Existing investors are jittery too, as the power struggle between central and local governments over taxes and levies is played out. Although President Wahid has pledged that existing contracts are not subject to change, local authorities have already started imposing taxes on companies, in an early attempt to secure returns on resources whose benefits, until now, have accumulated among a corrupt Jakarta elite.

Provincial and district level 'do-it-yourself' revenue-raising started in 1999, when regional governments began to claim their share of past revenue payments never transferred from Jakarta. In November 1999 members of the South Sulawesi provincial assembly (DPRD) demanded that the central government pay Rp 6 billion (then nearly US $900,000) in outstanding royalties from the PT Inco nickel mine. Central government was accused by newly assertive local governments of delaying payments and helping itself to more than its share of royalties, leaving the producing areas poor and underdeveloped.

Local authorities, tired of waiting for the central government to pay, up started imposing new taxes on companies operating in their areas in order to prove their areas were economically viable. By June this year, this practice had become so widespread that Regional Autonomy minister Ryaas Rasyid was moved to complain about the impact on Indonesia's investment climate. He reported that Singapore had added several provinces and districts in Indonesia to its negative investment list and that at least 13 foreign oil companies had stopped operating in Indonesia due to the levies demanded by local officials. "We call on the governors and the regents (district heads) to stop the practice since it will add burdens to the companies," he said. (Jakarta Post 20/June/00)

 

Newmont

The case of local autonomy muscle-flexing which has received most publicity is that of the Newmont Minahasa Raya gold mine in North Sulawesi. The mining company, 80% owned by Newmont of the United States, found itself under order to close by the local court, when it refused to pay taxes on waste rock excavated at the mine. The decision was upheld by the provincial court but then overturned by the Supreme court in Jakarta. The company eventually agreed to pay the tax bill - between $400,000 and $500,000 after the district government agreed to drop the charges. The end result was a compromise deal with neither centre nor region losing too much face.
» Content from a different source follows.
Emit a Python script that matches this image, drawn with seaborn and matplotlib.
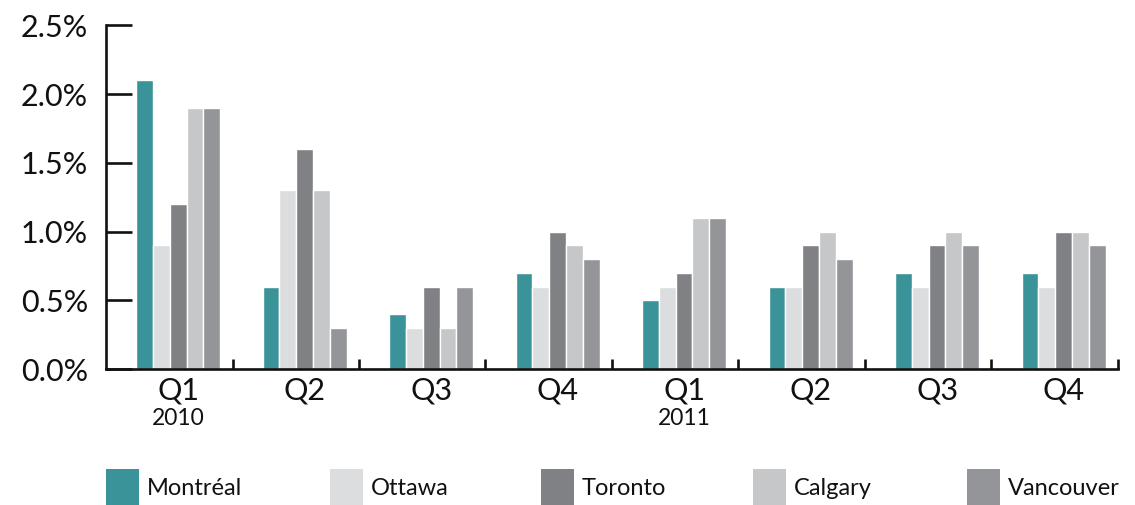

The case is also an illustration of the priority local governments - and the local judiciary - are giving to making money: NGO and local communities have accused the company of polluting the coastal waters in Buyat Bay near the mine but these considerations were not included in the local government's lawsuit.

Another Newmont operation, Newmont NTT, which operated the giant Batu Hijau copper mine on Sumbawa Island, is taking active steps to court local opinion in an attempt to avoid a repeat of this clash over taxes. It has made a point of publicising monthly the amount of tax it has paid to central government so that the local government can claim its allotted share. The company has also sought to buy off local concerns over job quotas and environmental pollution, caused by a tailings pipe leak last November, by allocating millions of dollars for community development (see Dow Jones Newswires 3/July/00). The Sumbawa operation uses the same sub-sea tailings disposal system as the company's gold mine in North Sulawesi - a practice that is illegal in Europe and North American countries (see DTE 35)

One of Indonesia's biggest corporate tax-payers- the US-based company, Freeport MacMoran, has come under intense pressure to hand over more of its profits for local use. Demands have come from within the Indonesian government despite the fact that Freeport, which is part-owned by British miners Rio Tinto, signed its contracts with the Suharto government and should therefore, according to President Wahid, not have to make changes. But Freeport is also under attack for its close association with the Suharto clique and its failure - thanks to a decree signed by the former President - to divest shares to Indonesian interests as agreed in its contract (see DTE 45).

The investment climate for foreign companies - as well as domestic investors - will almost certainly differ from region to region if decentralisation measures are implemented. Some NGOs fear a scenario where local governments do deals with foreign companies with even fewer environmental and social checks than they are now. Where local democratic controls and appropriate regulations are not in place, the implications for communities and their resources could be worse than if the disposal of contracts remained in the hands of central government.